Goal of the exercise:
Set down word for word the lines running from the line with "Clone this chart in Apache ECharts." to the line with "var yStep = 200;", ends included. Skip every picture.

Record set:
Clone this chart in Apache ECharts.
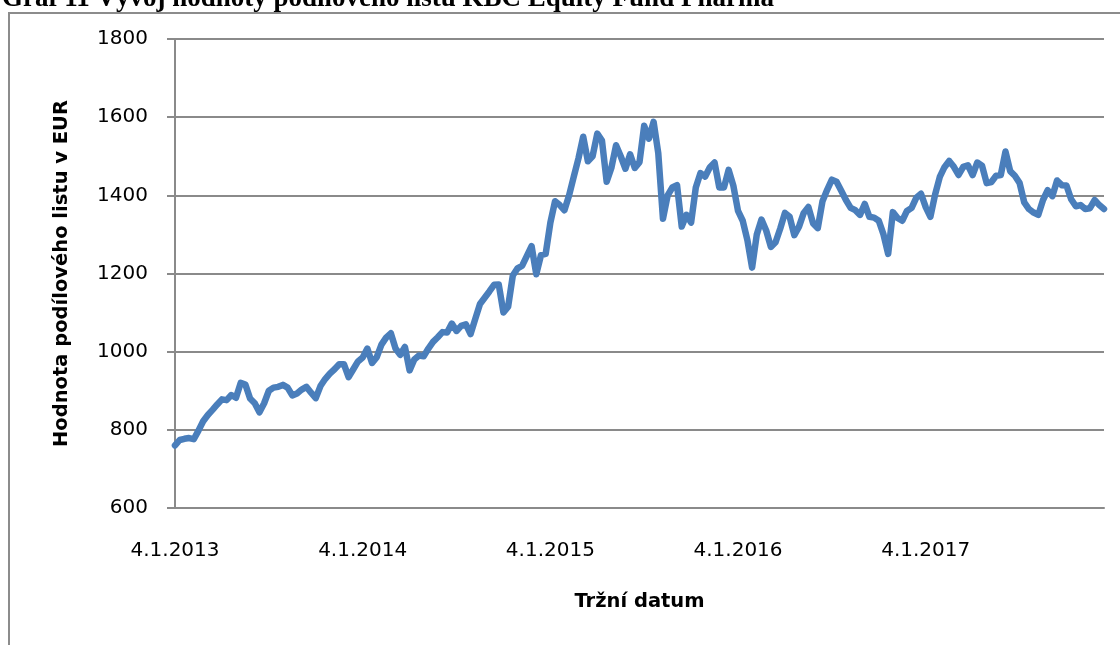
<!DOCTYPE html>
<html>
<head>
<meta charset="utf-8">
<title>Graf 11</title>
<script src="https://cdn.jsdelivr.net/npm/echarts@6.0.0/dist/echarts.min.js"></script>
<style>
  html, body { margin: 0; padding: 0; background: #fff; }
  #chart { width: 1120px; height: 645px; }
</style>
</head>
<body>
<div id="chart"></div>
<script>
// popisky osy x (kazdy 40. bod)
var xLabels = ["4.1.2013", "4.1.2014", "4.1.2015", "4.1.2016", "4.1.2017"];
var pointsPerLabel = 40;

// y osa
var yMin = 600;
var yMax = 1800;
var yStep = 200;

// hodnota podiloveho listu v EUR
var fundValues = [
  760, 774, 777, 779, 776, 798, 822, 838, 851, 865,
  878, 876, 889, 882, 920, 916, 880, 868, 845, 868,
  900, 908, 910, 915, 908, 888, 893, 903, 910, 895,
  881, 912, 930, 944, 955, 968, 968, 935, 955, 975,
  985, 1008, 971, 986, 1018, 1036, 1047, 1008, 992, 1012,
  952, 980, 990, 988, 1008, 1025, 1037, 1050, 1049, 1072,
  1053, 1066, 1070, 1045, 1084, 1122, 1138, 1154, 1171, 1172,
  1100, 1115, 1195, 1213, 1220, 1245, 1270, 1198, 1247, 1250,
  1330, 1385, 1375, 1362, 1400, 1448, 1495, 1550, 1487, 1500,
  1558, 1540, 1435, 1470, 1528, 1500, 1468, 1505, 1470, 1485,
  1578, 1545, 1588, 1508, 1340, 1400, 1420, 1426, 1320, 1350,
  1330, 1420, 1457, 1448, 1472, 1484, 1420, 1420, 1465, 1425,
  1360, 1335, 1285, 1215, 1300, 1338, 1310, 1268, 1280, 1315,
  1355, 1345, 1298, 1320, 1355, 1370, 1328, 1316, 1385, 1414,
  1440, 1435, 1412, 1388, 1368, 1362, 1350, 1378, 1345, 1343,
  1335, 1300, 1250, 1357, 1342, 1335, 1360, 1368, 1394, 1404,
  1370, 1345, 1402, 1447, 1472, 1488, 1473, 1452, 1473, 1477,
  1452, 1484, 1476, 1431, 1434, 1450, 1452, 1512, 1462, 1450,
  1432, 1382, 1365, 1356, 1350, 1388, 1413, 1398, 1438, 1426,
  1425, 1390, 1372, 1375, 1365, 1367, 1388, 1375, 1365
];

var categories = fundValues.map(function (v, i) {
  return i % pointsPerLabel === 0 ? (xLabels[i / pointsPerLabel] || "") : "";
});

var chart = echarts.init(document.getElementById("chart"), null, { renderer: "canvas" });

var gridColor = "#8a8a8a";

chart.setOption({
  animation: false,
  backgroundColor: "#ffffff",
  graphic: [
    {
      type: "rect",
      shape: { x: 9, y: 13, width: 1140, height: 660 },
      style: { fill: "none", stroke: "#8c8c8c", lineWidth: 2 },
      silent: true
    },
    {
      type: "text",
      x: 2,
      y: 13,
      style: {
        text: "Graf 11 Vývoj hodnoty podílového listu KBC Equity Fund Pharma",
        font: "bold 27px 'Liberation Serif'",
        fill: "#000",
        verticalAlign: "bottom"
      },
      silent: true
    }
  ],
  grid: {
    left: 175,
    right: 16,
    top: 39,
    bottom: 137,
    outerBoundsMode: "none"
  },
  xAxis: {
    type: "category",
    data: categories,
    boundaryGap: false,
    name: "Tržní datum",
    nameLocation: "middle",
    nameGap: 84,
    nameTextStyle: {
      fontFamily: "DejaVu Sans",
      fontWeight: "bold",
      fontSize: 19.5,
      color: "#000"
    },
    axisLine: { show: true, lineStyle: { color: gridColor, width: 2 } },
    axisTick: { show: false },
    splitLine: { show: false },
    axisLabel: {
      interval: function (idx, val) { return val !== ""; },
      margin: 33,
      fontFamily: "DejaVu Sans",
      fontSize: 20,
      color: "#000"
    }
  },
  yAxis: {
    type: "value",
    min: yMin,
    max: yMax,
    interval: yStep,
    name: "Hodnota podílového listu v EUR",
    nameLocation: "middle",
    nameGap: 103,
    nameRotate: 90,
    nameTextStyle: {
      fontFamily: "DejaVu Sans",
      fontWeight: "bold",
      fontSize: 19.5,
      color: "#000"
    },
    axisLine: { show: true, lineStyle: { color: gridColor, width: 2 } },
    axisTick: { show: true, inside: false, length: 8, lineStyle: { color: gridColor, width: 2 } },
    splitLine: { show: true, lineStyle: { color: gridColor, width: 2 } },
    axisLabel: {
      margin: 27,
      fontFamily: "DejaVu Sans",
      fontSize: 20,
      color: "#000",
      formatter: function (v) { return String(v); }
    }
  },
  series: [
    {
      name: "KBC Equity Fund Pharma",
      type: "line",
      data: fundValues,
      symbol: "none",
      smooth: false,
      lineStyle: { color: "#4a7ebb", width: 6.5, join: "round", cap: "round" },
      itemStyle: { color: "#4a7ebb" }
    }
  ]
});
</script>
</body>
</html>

...

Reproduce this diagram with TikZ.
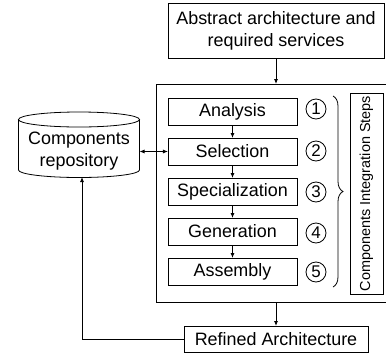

Solution for this task:
Clone this chart in Apache ECharts.
<!DOCTYPE html>
<html>
<head>
<meta charset="utf-8">
<title>Graf 11</title>
<script src="https://cdn.jsdelivr.net/npm/echarts@6.0.0/dist/echarts.min.js"></script>
<style>
  html, body { margin: 0; padding: 0; background: #fff; }
  #chart { width: 1120px; height: 645px; }
</style>
</head>
<body>
<div id="chart"></div>
<script>
// popisky osy x (kazdy 40. bod)
var xLabels = ["4.1.2013", "4.1.2014", "4.1.2015", "4.1.2016", "4.1.2017"];
var pointsPerLabel = 40;

// y osa
var yMin = 600;
var yMax = 1800;
var yStep = 200;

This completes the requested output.